— begin —
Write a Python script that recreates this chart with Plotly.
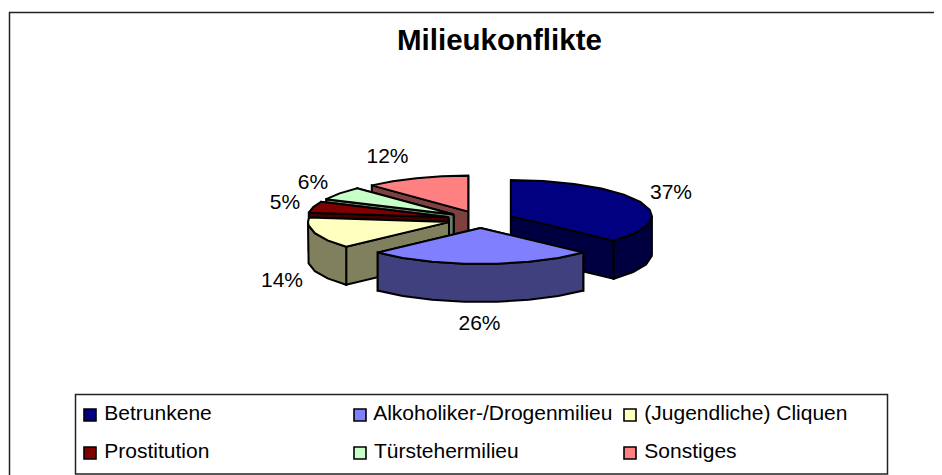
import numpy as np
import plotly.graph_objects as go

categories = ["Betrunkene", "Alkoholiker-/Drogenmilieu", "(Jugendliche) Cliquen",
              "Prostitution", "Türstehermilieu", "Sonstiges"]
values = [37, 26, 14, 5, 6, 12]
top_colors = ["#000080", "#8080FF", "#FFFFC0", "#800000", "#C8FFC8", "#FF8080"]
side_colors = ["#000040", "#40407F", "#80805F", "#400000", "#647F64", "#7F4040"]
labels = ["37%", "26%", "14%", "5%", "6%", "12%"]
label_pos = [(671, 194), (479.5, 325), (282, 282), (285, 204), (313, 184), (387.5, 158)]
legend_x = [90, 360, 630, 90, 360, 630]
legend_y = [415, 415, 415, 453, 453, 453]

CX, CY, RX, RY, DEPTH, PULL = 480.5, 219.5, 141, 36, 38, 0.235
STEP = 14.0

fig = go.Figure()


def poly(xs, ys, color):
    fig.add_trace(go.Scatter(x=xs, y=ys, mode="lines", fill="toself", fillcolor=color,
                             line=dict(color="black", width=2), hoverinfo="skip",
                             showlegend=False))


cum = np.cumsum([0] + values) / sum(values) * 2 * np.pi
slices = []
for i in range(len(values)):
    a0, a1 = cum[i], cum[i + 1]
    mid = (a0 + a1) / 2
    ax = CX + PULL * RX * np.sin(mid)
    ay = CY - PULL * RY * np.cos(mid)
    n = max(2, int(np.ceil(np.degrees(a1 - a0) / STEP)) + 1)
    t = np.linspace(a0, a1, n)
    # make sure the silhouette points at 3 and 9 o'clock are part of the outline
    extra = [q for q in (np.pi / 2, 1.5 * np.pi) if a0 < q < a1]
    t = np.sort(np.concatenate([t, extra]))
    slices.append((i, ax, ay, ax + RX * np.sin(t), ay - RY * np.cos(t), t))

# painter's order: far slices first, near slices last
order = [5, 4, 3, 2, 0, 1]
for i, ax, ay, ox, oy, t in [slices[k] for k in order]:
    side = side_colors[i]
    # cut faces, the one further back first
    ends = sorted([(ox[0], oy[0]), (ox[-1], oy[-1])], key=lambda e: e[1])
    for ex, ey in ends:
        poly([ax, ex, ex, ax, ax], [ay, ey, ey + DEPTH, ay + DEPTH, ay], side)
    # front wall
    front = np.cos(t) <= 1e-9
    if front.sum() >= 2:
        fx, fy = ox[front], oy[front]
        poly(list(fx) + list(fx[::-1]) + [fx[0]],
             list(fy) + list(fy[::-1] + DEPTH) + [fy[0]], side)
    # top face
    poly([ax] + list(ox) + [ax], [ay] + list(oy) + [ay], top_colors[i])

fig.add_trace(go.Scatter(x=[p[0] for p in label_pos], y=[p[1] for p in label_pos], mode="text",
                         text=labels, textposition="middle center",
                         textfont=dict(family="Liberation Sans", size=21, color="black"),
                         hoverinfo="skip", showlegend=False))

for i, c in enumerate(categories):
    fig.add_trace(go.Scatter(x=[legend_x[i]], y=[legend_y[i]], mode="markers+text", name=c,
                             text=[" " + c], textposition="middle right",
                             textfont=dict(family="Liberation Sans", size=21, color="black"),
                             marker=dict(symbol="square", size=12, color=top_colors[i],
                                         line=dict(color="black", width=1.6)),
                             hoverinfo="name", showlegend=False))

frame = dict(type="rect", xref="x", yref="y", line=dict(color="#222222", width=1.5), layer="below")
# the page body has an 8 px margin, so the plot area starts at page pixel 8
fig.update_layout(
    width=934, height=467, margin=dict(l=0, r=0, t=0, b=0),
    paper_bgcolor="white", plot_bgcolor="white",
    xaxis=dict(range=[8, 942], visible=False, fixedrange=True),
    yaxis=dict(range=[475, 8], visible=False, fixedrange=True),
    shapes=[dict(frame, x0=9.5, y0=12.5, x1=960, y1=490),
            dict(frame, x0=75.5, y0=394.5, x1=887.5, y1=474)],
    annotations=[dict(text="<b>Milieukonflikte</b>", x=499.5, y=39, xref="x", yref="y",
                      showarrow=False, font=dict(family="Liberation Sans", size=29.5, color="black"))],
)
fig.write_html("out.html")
— end —
-- SET EXERCISE --
Reproduce every line of the material precisely, omitting its pictures.

-- FINAL ANSWER --
Write a Python script that recreates this chart with Plotly.
import numpy as np
import plotly.graph_objects as go

categories = ["Betrunkene", "Alkoholiker-/Drogenmilieu", "(Jugendliche) Cliquen",
              "Prostitution", "Türstehermilieu", "Sonstiges"]
values = [37, 26, 14, 5, 6, 12]
top_colors = ["#000080", "#8080FF", "#FFFFC0", "#800000", "#C8FFC8", "#FF8080"]
side_colors = ["#000040", "#40407F", "#80805F", "#400000", "#647F64", "#7F4040"]
labels = ["37%", "26%", "14%", "5%", "6%", "12%"]
label_pos = [(671, 194), (479.5, 325), (282, 282), (285, 204), (313, 184), (387.5, 158)]
legend_x = [90, 360, 630, 90, 360, 630]
legend_y = [415, 415, 415, 453, 453, 453]

CX, CY, RX, RY, DEPTH, PULL = 480.5, 219.5, 141, 36, 38, 0.235
STEP = 14.0

fig = go.Figure()


def poly(xs, ys, color):
    fig.add_trace(go.Scatter(x=xs, y=ys, mode="lines", fill="toself", fillcolor=color,
                             line=dict(color="black", width=2), hoverinfo="skip",
                             showlegend=False))


cum = np.cumsum([0] + values) / sum(values) * 2 * np.pi
slices = []
for i in range(len(values)):
    a0, a1 = cum[i], cum[i + 1]
    mid = (a0 + a1) / 2
    ax = CX + PULL * RX * np.sin(mid)
    ay = CY - PULL * RY * np.cos(mid)
    n = max(2, int(np.ceil(np.degrees(a1 - a0) / STEP)) + 1)
    t = np.linspace(a0, a1, n)
    # make sure the silhouette points at 3 and 9 o'clock are part of the outline
    extra = [q for q in (np.pi / 2, 1.5 * np.pi) if a0 < q < a1]
    t = np.sort(np.concatenate([t, extra]))
    slices.append((i, ax, ay, ax + RX * np.sin(t), ay - RY * np.cos(t), t))

# painter's order: far slices first, near slices last
order = [5, 4, 3, 2, 0, 1]
for i, ax, ay, ox, oy, t in [slices[k] for k in order]:
    side = side_colors[i]
    # cut faces, the one further back first
    ends = sorted([(ox[0], oy[0]), (ox[-1], oy[-1])], key=lambda e: e[1])
    for ex, ey in ends:
        poly([ax, ex, ex, ax, ax], [ay, ey, ey + DEPTH, ay + DEPTH, ay], side)
    # front wall
    front = np.cos(t) <= 1e-9
    if front.sum() >= 2:
        fx, fy = ox[front], oy[front]
        poly(list(fx) + list(fx[::-1]) + [fx[0]],
             list(fy) + list(fy[::-1] + DEPTH) + [fy[0]], side)
    # top face
    poly([ax] + list(ox) + [ax], [ay] + list(oy) + [ay], top_colors[i])

fig.add_trace(go.Scatter(x=[p[0] for p in label_pos], y=[p[1] for p in label_pos], mode="text",
                         text=labels, textposition="middle center",
                         textfont=dict(family="Liberation Sans", size=21, color="black"),
                         hoverinfo="skip", showlegend=False))

for i, c in enumerate(categories):
    fig.add_trace(go.Scatter(x=[legend_x[i]], y=[legend_y[i]], mode="markers+text", name=c,
                             text=[" " + c], textposition="middle right",
                             textfont=dict(family="Liberation Sans", size=21, color="black"),
                             marker=dict(symbol="square", size=12, color=top_colors[i],
                                         line=dict(color="black", width=1.6)),
                             hoverinfo="name", showlegend=False))

frame = dict(type="rect", xref="x", yref="y", line=dict(color="#222222", width=1.5), layer="below")
# the page body has an 8 px margin, so the plot area starts at page pixel 8
fig.update_layout(
    width=934, height=467, margin=dict(l=0, r=0, t=0, b=0),
    paper_bgcolor="white", plot_bgcolor="white",
    xaxis=dict(range=[8, 942], visible=False, fixedrange=True),
    yaxis=dict(range=[475, 8], visible=False, fixedrange=True),
    shapes=[dict(frame, x0=9.5, y0=12.5, x1=960, y1=490),
            dict(frame, x0=75.5, y0=394.5, x1=887.5, y1=474)],
    annotations=[dict(text="<b>Milieukonflikte</b>", x=499.5, y=39, xref="x", yref="y",
                      showarrow=False, font=dict(family="Liberation Sans", size=29.5, color="black"))],
)
fig.write_html("out.html")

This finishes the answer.